#### Extracting sentiments from tweets
This is an explanation on how to extract the tweets sentiments. It will extract them for the month of April, which takes time. You can find these data pickled in the tweets_en_april.pkl file

In [None]:
import pandas as pd
import twitter_extract

In [None]:
sample = pd.read_json('data/april/harvest3r_twitter_data_01-04_0.json')

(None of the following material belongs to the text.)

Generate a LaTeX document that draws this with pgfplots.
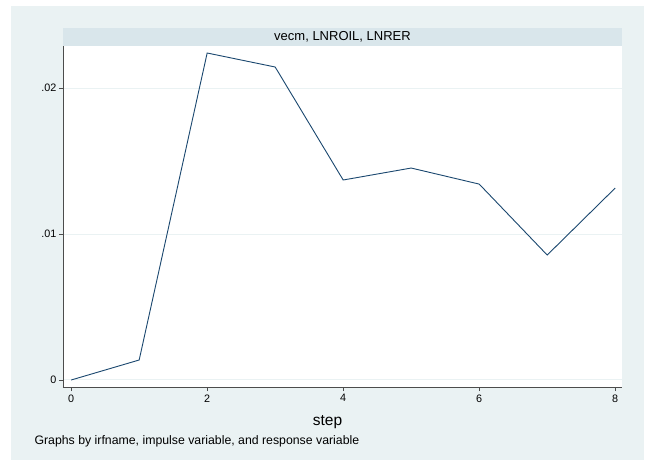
\documentclass[border=0pt]{standalone}
\usepackage{pgfplots}
\pgfplotsset{compat=1.18}
\usepackage{fontspec}
\setmainfont{Liberation Sans}
\definecolor{bgc}{RGB}{234,242,243}
\definecolor{hdr}{RGB}{217,230,235}
\definecolor{navy}{RGB}{26,71,111}
\begin{document}
\begin{tikzpicture}[x=1pt,y=1pt]
\path (-63,-74) rectangle (589,387);
\fill[bgc] (-52,-73) rectangle (581,381);
\fill[hdr] (0,341) rectangle (559,359);
\node[font=\fontsize{13}{15}\selectfont] at (279.5,350) {vecm, LNROIL, LNRER};
\begin{axis}[at={(0,0)}, anchor=south west, scale only axis,
  width=559pt, height=341pt,
  xmin=-0.12, xmax=8.1, ymin=-0.00048, ymax=0.02288,
  axis x line*=bottom, axis y line*=left,
  axis line style={-, line width=0.8pt, color=black!70},
  axis background/.style={fill=white},
  xtick={0,2,4,6,8}, ytick={0,0.01,0.02}, yticklabels={0,.01,.02},
  scaled y ticks=false,
  tick align=outside, major tick length=4pt,
  tick style={black!70, line width=0.6pt},
  ymajorgrids, grid style={bgc, line width=1pt},
  /pgf/number format/assume math mode=true,
  tick label style={font=\fontsize{10.8}{12}\selectfont},
  yticklabel style={xshift=1pt},
  xlabel={step},
  xlabel style={at={(axis description cs:0.4732,-0.1026)}, anchor=center, font=\fontsize{15.5}{17}\selectfont},
  clip=false,
]
\addplot[navy, line width=0.9pt] coordinates {
(0,0) (1,0.00137) (2,0.0224) (3,0.02144) (4,0.0137) (5,0.01452) (6,0.01342) (7,0.00856) (8,0.01315)};
\end{axis}
\node[anchor=west, font=\fontsize{12.3}{14}\selectfont] at (-32,-54) {Graphs by irfname, impulse variable, and response variable};
\end{tikzpicture}
\end{document}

What kind of data are present in a tweet?

In [None]:
sample.head()

We are mostly interested in the _source field

In [None]:
sample.loc[0]._source

We also have the tweets IDs

In [None]:
sample._id.head()

Problem: it seems that the tweets IDs are not unique !

In [None]:
sample._id.value_counts().head()

How many tweets for this day ?

In [None]:
len(sample._source)

Create a new pre-allocated DataFrame

In [None]:
tweets = sample._source
ids = sample._id
ids.name = 'id'

# Loop on all tweets to get all different fields
columns = set()
for tweet in tweets:
    if tweet.keys() is not None:
        columns.update(tweet.keys())
columns = list(columns)

# Pre-allocate the DataFrame, otherwise it takes too much time to fill
# Don't use the tweets IDs for filling the DF as they are not unique !
df = pd.DataFrame(columns=columns, index=range(len(ids)))
df.head()

In [None]:
for i in range(len(tweets)):
    for key, value in tweets[i].items():
        # Convert lists to strings
        if type(value) == list:
            tweets[i][key] = ' '.join(value)
        
    df.loc[i] = pd.Series(tweets[i])

# Give the tweets their original IDs
df.index = ids

df.head()

What are the users' locations for these tweets?

In [None]:
df['source_location'].value_counts().head()

What are the sentiments associated to the tweets ?

In [None]:
df['sentiment'].value_counts()

Let's extract a few tweets

In [None]:
df['main'].head(10)

In what languages are they ?

In [None]:
df['lang'].value_counts()

For this first part, keep only the english tweets

In [None]:
df_en = df[df.lang == 'en']
df_en['main'].head(10)

What about their sentiments ?

In [None]:
df_en['sentiment'].value_counts()

In [None]:
tweets = df_en[['source_location', 'sentiment']]
tweets.head(10)

Okay, now we have to do this for the whole data set ! See twitter_extract file for the automated processing

In [None]:
df = twitter_extract.parse_month('april', '04')

In [None]:
df.to_pickle('processed/tweets_en_april.pkl')